We can try to do Sentiment anaysis for these misclassified samples,It is clear that these comments are very neutral, and even have some negative words, which means that some customers have complained about the product, but still give 5 star.

# 6. Conclusion

According to the error analysis, I think the effectiveness of LogisticRegression is fine compared with initial model. There are some limitations in this assignment. 

Firstly,the standard of the good labels may mismatch the review texts.As I mentioned in the error analysis,the standard of good products is very subjective,so it is not accurate to label reviews by using rating >= 4.5, more information needed to create the standard of good reviews.

Secondly,Due to memory limitations, some complex classifiers are not tried. Complex algorithms may have a better performance on text classify(e.g.SVM, Neural Networks),but these classifiers need computers with high standard configuration.

Finally,More useful features should be added.
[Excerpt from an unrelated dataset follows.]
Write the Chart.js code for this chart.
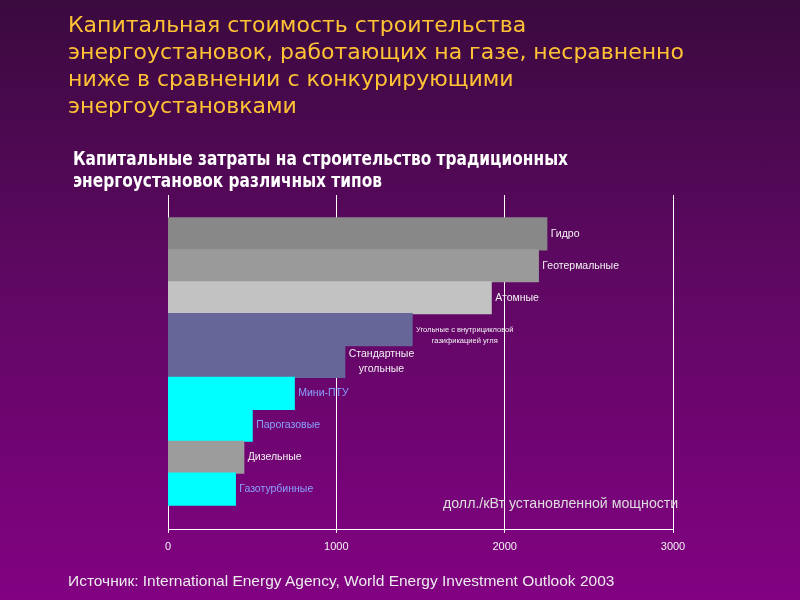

For exmaple,user's average score may be a good feature, but we should handle the noise data; On the other hand, brands,text length etc also can as features.

In sum, the prediction model trained in this assignment has room for improvement,Once has a good standard of classify good/bad reviews and different classifiers can uesed, this can prove a very robust method of prediecting reviews.